A RELAXED, fashionable office of high-earning professionals kept at a breezy 21 degrees is being watched jealously from the pavement outside.
The young, attractive people in stylish business attire, thought to be lawyers or in media, are unhurriedly going about their work of earning six figures without a single bead of sweat.
Passer-by Will McKay said: “Look at those bastards. Meanwhile you could put your arm down my trousers and it would come back wet up to the elbow.
“They’re putting together paperwork for the Bilston merger or whatever the f**k while zephyrs of chill air waft around them, barely stirring their perfect hair, while I’m out here sweating like a bastard on my way to slave away in a converted attic without even a through draught.

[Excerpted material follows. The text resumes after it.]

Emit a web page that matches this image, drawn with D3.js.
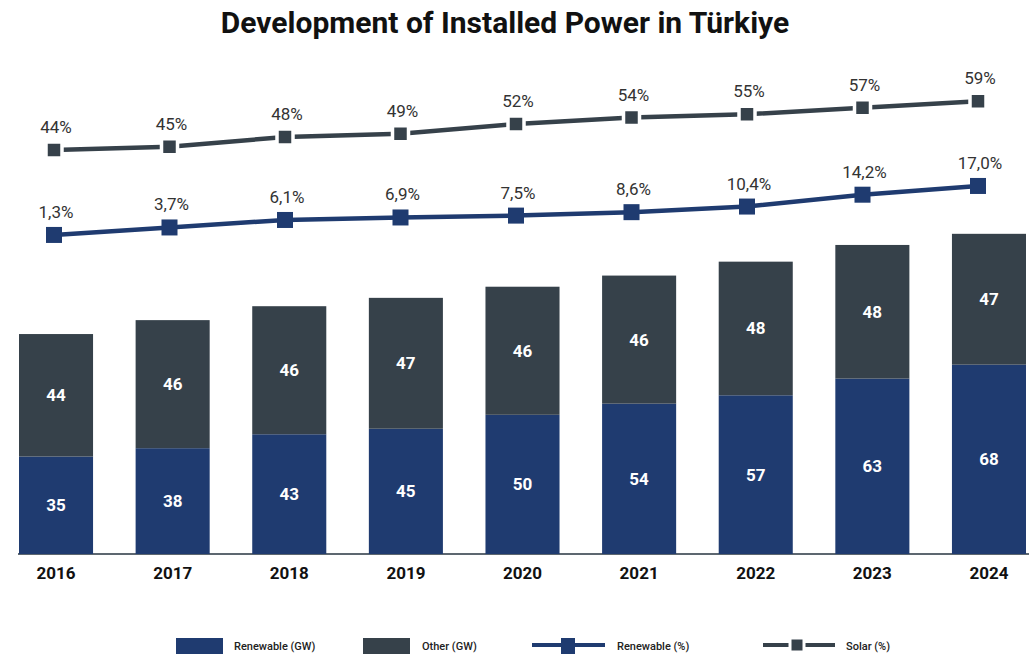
<!DOCTYPE html>
<html>
<head>
<meta charset="utf-8">
<script src="https://cdn.jsdelivr.net/npm/d3@7"></script>
<style>
  body { margin: 0; background: #fff; }
  svg { display: block; font-family: Roboto, "Noto Sans", sans-serif; }
</style>
</head>
<body>
<svg width="1029" height="654"></svg>
<script>
// data
const years = ['2016', '2017', '2018', '2019', '2020', '2021', '2022', '2023', '2024'];
const renewableGW = [35, 38, 43, 45, 50, 54, 57, 63, 68];
const otherGW = [44, 46, 46, 47, 46, 46, 48, 48, 47];
const renewablePct = [1.3, 3.7, 6.1, 6.9, 7.5, 8.6, 10.4, 14.2, 17.0];
const solarPct = [44, 45, 48, 49, 52, 54, 55, 57, 59];

const blue = '#1f3b70';
const dark = '#36414a';

const svg = d3.select('svg');
const width = +svg.attr('width');

const rows = years.map((y, i) => ({
    year: y,
    renewable: renewableGW[i],
    other: otherGW[i],
    rPct: renewablePct[i],
    sPct: solarPct[i]
}));

const stack = d3.stack().keys(['renewable', 'other'])(rows);

// scales
const xScale = d3.scaleBand()
    .domain(years)
    .range([19, 1026])
    .paddingInner(0.365)
    .paddingOuter(0);

const xLine = d3.scalePoint()
    .domain(years)
    .range([54, 978]);

const yScale = d3.scaleLinear()
    .domain([0, 190])
    .range([554, 25]);

const yRenPct = d3.scaleLinear()
    .domain([0, 20])
    .range([239, 176.6]);

const ySolPct = d3.scaleLinear()
    .domain([0, 60])
    .range([293, 98]);

const fmtPct = v => v.toFixed(1).replace('.', ',') + '%';

// title
svg.append('text')
    .attr('x', 505)
    .attr('y', 33)
    .attr('text-anchor', 'middle')
    .attr('font-size', 30)
    .attr('font-weight', 700)
    .attr('fill', '#111')
    .text('Development of Installed Power in Türkiye');

// baseline axis
const xAxis = d3.axisBottom(xScale).tickSize(0).tickPadding(13);
const axisG = svg.append('g')
    .attr('transform', `translate(0, ${yScale(0)})`)
    .call(xAxis);
axisG.select('.domain')
    .attr('d', `M18,0H${width}`)
    .attr('stroke', '#5d6770')
    .attr('stroke-width', 2);
axisG.selectAll('.tick text')
    .attr('font-size', 17)
    .attr('font-weight', 700)
    .attr('fill', '#111')
    .attr('font-family', 'Roboto, sans-serif');

// stacked bars
const colors = {renewable: blue, other: dark};
const layers = svg.append('g').selectAll('g.layer')
    .data(stack)
    .join('g')
    .attr('class', 'layer')
    .attr('fill', d => colors[d.key]);

layers.selectAll('rect')
    .data(d => d)
    .join('rect')
    .attr('x', d => xScale(d.data.year))
    .attr('y', d => yScale(d[1]))
    .attr('width', xScale.bandwidth())
    .attr('height', d => yScale(d[0]) - yScale(d[1]));

layers.selectAll('text')
    .data(d => d.map(s => ({s: s, key: d.key})))
    .join('text')
    .attr('x', d => xScale(d.s.data.year) + xScale.bandwidth() / 2)
    .attr('y', d => (yScale(d.s[0]) + yScale(d.s[1])) / 2 + 6)
    .attr('text-anchor', 'middle')
    .attr('font-size', 17)
    .attr('font-weight', 700)
    .attr('fill', '#fff')
    .text(d => d.s.data[d.key]);

// lines
function drawLine(accessor, scale, color, gap, fmt) {
    const g = svg.append('g');
    g.append('path')
        .datum(rows)
        .attr('fill', 'none')
        .attr('stroke', color)
        .attr('stroke-width', 4.5)
        .attr('d', d3.line().x(d => xLine(d.year)).y(d => scale(accessor(d))));
    g.selectAll('rect')
        .data(rows)
        .join('rect')
        .attr('x', d => xLine(d.year) - 8)
        .attr('y', d => scale(accessor(d)) - 8)
        .attr('width', 16)
        .attr('height', 16)
        .attr('fill', color)
        .attr('stroke', gap ? '#fff' : 'none')
        .attr('stroke-width', gap ? 3.5 : 0);
    g.selectAll('text')
        .data(rows)
        .join('text')
        .attr('x', d => xLine(d.year) + 2)
        .attr('y', d => scale(accessor(d)) - 17)
        .attr('text-anchor', 'middle')
        .attr('font-size', 17)
        .attr('fill', '#333')
        .text(d => fmt(accessor(d)));
}

drawLine(d => d.sPct, ySolPct, dark, true, v => v + '%');
drawLine(d => d.rPct, yRenPct, blue, false, fmtPct);

// legend
const legend = svg.append('g').attr('font-size', 11).attr('font-weight', 500).attr('fill', '#222');
legend.append('rect').attr('x', 176).attr('y', 638).attr('width', 47).attr('height', 16).attr('fill', blue);
legend.append('text').attr('x', 234).attr('y', 650).text('Renewable (GW)');
legend.append('rect').attr('x', 363).attr('y', 638).attr('width', 47).attr('height', 16).attr('fill', dark);
legend.append('text').attr('x', 422).attr('y', 650).text('Other (GW)');

legend.append('line').attr('x1', 532).attr('x2', 605).attr('y1', 645).attr('y2', 645)
    .attr('stroke', blue).attr('stroke-width', 4);
legend.append('rect').attr('x', 561).attr('y', 638).attr('width', 14).attr('height', 16).attr('fill', blue);
legend.append('text').attr('x', 617).attr('y', 650).text('Renewable (%)');

legend.append('line').attr('x1', 763).attr('x2', 835).attr('y1', 645).attr('y2', 645)
    .attr('stroke', dark).attr('stroke-width', 4);
legend.append('rect').attr('x', 790).attr('y', 638).attr('width', 14).attr('height', 14)
    .attr('fill', dark).attr('stroke', '#fff').attr('stroke-width', 3);
legend.append('text').attr('x', 846).attr('y', 650).text('Solar (%)');
</script>
</body>
</html>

“After which I’ll swelter home, on a train so packed my flesh will stick to four other people, for an evening in my flat where all the heat from the whole building collects to torture me and laugh at my pathetic fan. I hate them and their air con. I want to be them.”
Helen Archer said: “Can they even see me? If they glanced through their tinted windows, would they even recognise the fat, perspiring splodge on the pavement as human? Or, with no more than a gesture, would they call for me to be hosed away?”
Air-conditioned human Francesca Johnson said: “Mm, I could really use a piping hot espresso. Also can we close the blinds?”